• **STATED GOAL**: Copy the listing verbatim, excluding any images found in it.

• **DATA SECTION**:
--- Start ---

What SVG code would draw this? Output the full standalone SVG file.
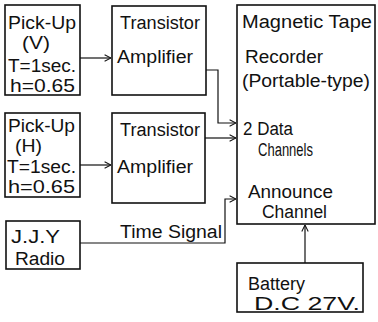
<svg xmlns="http://www.w3.org/2000/svg" width="378" height="322" viewBox="0 0 378 322">
<defs>
<style>
.box{fill:#fff;stroke:#111;stroke-width:1.6}
.t{font-family:"Liberation Sans",Arial,sans-serif;font-size:18px;fill:#111}
.c{fill:none;stroke:#111;stroke-width:1.2}
</style>
<marker id="ah" viewBox="0 0 10 10" refX="10" refY="5" markerWidth="8" markerHeight="8" markerUnits="userSpaceOnUse" orient="auto">
<path d="M2,1 L10,5 L2,9" fill="none" stroke="#111" stroke-width="1.3"/>
</marker>
</defs>
<rect width="378" height="322" fill="#fff"/>
<g id="connectors">
<path class="c" d="M80,58 H111" marker-end="url(#ah)"/>
<path class="c" d="M80,165 H111" marker-end="url(#ah)"/>
<path class="c" d="M206,70 H218 V123 H236" marker-end="url(#ah)"/>
<path class="c" d="M205,138 H236" marker-end="url(#ah)"/>
<path class="c" d="M80,243 H225 V199 H236" marker-end="url(#ah)"/>
<path class="c" d="M305,263 V225" marker-end="url(#ah)"/>
<text class="t" x="120" y="238" textLength="102" lengthAdjust="spacingAndGlyphs">Time Signal</text>
</g>
<g id="pickup-v">
<rect class="box" x="5" y="5" width="75" height="90"/>
<text class="t" x="8" y="29" textLength="68" lengthAdjust="spacingAndGlyphs">Pick-Up</text>
<text class="t" x="22" y="49" textLength="28" lengthAdjust="spacingAndGlyphs">(V)</text>
<text class="t" x="8" y="72" textLength="68" lengthAdjust="spacingAndGlyphs">T=1sec.</text>
<text class="t" x="10" y="92" textLength="65" lengthAdjust="spacingAndGlyphs">h=0.65</text>
</g>
<g id="pickup-h">
<rect class="box" x="5" y="113" width="75" height="84"/>
<text class="t" x="8" y="132" textLength="67" lengthAdjust="spacingAndGlyphs">Pick-Up</text>
<text class="t" x="15" y="152" textLength="27" lengthAdjust="spacingAndGlyphs">(H)</text>
<text class="t" x="7" y="173" textLength="69" lengthAdjust="spacingAndGlyphs">T=1sec.</text>
<text class="t" x="8" y="193" textLength="67" lengthAdjust="spacingAndGlyphs">h=0.65</text>
</g>
<g id="amp-1">
<rect class="box" x="112" y="6" width="94" height="89"/>
<text class="t" x="120" y="29" textLength="80" lengthAdjust="spacingAndGlyphs">Transistor</text>
<text class="t" x="117" y="63" textLength="76" lengthAdjust="spacingAndGlyphs">Amplifier</text>
</g>
<g id="amp-2">
<rect class="box" x="112" y="113" width="93" height="90"/>
<text class="t" x="120" y="136" textLength="80" lengthAdjust="spacingAndGlyphs">Transistor</text>
<text class="t" x="117" y="173" textLength="76" lengthAdjust="spacingAndGlyphs">Amplifier</text>
</g>
<g id="recorder">
<rect class="box" x="237" y="5" width="138" height="219"/>
<text class="t" x="242" y="28" textLength="130" lengthAdjust="spacingAndGlyphs">Magnetic Tape</text>
<text class="t" x="245" y="63" textLength="78" lengthAdjust="spacingAndGlyphs">Recorder</text>
<text class="t" x="242" y="87" textLength="128" lengthAdjust="spacingAndGlyphs">(Portable-type)</text>
<text class="t" x="243" y="135" textLength="50" lengthAdjust="spacingAndGlyphs">2 Data</text>
<text class="t" x="258" y="156" textLength="55" lengthAdjust="spacingAndGlyphs">Channels</text>
<text class="t" x="248" y="198" textLength="85" lengthAdjust="spacingAndGlyphs">Announce</text>
<text class="t" x="262" y="218" textLength="65" lengthAdjust="spacingAndGlyphs">Channel</text>
</g>
<g id="jjy-radio">
<rect class="box" x="6" y="221" width="74" height="48"/>
<text class="t" x="11" y="243" textLength="49" lengthAdjust="spacingAndGlyphs">J.J.Y</text>
<text class="t" x="15" y="265" textLength="50" lengthAdjust="spacingAndGlyphs">Radio</text>
</g>
<g id="battery">
<rect class="box" x="237" y="263" width="126" height="49"/>
<text class="t" x="248" y="290" textLength="57" lengthAdjust="spacingAndGlyphs">Battery</text>
<text class="t" x="254" y="310" textLength="106" lengthAdjust="spacingAndGlyphs">D.C 27V.</text>
</g>
</svg>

--- End ---

• **THE OUTPUT**:
What SVG code would draw this? Output the full standalone SVG file.
<svg xmlns="http://www.w3.org/2000/svg" width="378" height="322" viewBox="0 0 378 322">
<defs>
<style>
.box{fill:#fff;stroke:#111;stroke-width:1.6}
.t{font-family:"Liberation Sans",Arial,sans-serif;font-size:18px;fill:#111}
.c{fill:none;stroke:#111;stroke-width:1.2}
</style>
<marker id="ah" viewBox="0 0 10 10" refX="10" refY="5" markerWidth="8" markerHeight="8" markerUnits="userSpaceOnUse" orient="auto">
<path d="M2,1 L10,5 L2,9" fill="none" stroke="#111" stroke-width="1.3"/>
</marker>
</defs>
<rect width="378" height="322" fill="#fff"/>
<g id="connectors">
<path class="c" d="M80,58 H111" marker-end="url(#ah)"/>
<path class="c" d="M80,165 H111" marker-end="url(#ah)"/>
<path class="c" d="M206,70 H218 V123 H236" marker-end="url(#ah)"/>
<path class="c" d="M205,138 H236" marker-end="url(#ah)"/>
<path class="c" d="M80,243 H225 V199 H236" marker-end="url(#ah)"/>
<path class="c" d="M305,263 V225" marker-end="url(#ah)"/>
<text class="t" x="120" y="238" textLength="102" lengthAdjust="spacingAndGlyphs">Time Signal</text>
</g>
<g id="pickup-v">
<rect class="box" x="5" y="5" width="75" height="90"/>
<text class="t" x="8" y="29" textLength="68" lengthAdjust="spacingAndGlyphs">Pick-Up</text>
<text class="t" x="22" y="49" textLength="28" lengthAdjust="spacingAndGlyphs">(V)</text>
<text class="t" x="8" y="72" textLength="68" lengthAdjust="spacingAndGlyphs">T=1sec.</text>
<text class="t" x="10" y="92" textLength="65" lengthAdjust="spacingAndGlyphs">h=0.65</text>
</g>
<g id="pickup-h">
<rect class="box" x="5" y="113" width="75" height="84"/>
<text class="t" x="8" y="132" textLength="67" lengthAdjust="spacingAndGlyphs">Pick-Up</text>
<text class="t" x="15" y="152" textLength="27" lengthAdjust="spacingAndGlyphs">(H)</text>
<text class="t" x="7" y="173" textLength="69" lengthAdjust="spacingAndGlyphs">T=1sec.</text>
<text class="t" x="8" y="193" textLength="67" lengthAdjust="spacingAndGlyphs">h=0.65</text>
</g>
<g id="amp-1">
<rect class="box" x="112" y="6" width="94" height="89"/>
<text class="t" x="120" y="29" textLength="80" lengthAdjust="spacingAndGlyphs">Transistor</text>
<text class="t" x="117" y="63" textLength="76" lengthAdjust="spacingAndGlyphs">Amplifier</text>
</g>
<g id="amp-2">
<rect class="box" x="112" y="113" width="93" height="90"/>
<text class="t" x="120" y="136" textLength="80" lengthAdjust="spacingAndGlyphs">Transistor</text>
<text class="t" x="117" y="173" textLength="76" lengthAdjust="spacingAndGlyphs">Amplifier</text>
</g>
<g id="recorder">
<rect class="box" x="237" y="5" width="138" height="219"/>
<text class="t" x="242" y="28" textLength="130" lengthAdjust="spacingAndGlyphs">Magnetic Tape</text>
<text class="t" x="245" y="63" textLength="78" lengthAdjust="spacingAndGlyphs">Recorder</text>
<text class="t" x="242" y="87" textLength="128" lengthAdjust="spacingAndGlyphs">(Portable-type)</text>
<text class="t" x="243" y="135" textLength="50" lengthAdjust="spacingAndGlyphs">2 Data</text>
<text class="t" x="258" y="156" textLength="55" lengthAdjust="spacingAndGlyphs">Channels</text>
<text class="t" x="248" y="198" textLength="85" lengthAdjust="spacingAndGlyphs">Announce</text>
<text class="t" x="262" y="218" textLength="65" lengthAdjust="spacingAndGlyphs">Channel</text>
</g>
<g id="jjy-radio">
<rect class="box" x="6" y="221" width="74" height="48"/>
<text class="t" x="11" y="243" textLength="49" lengthAdjust="spacingAndGlyphs">J.J.Y</text>
<text class="t" x="15" y="265" textLength="50" lengthAdjust="spacingAndGlyphs">Radio</text>
</g>
<g id="battery">
<rect class="box" x="237" y="263" width="126" height="49"/>
<text class="t" x="248" y="290" textLength="57" lengthAdjust="spacingAndGlyphs">Battery</text>
<text class="t" x="254" y="310" textLength="106" lengthAdjust="spacingAndGlyphs">D.C 27V.</text>
</g>
</svg>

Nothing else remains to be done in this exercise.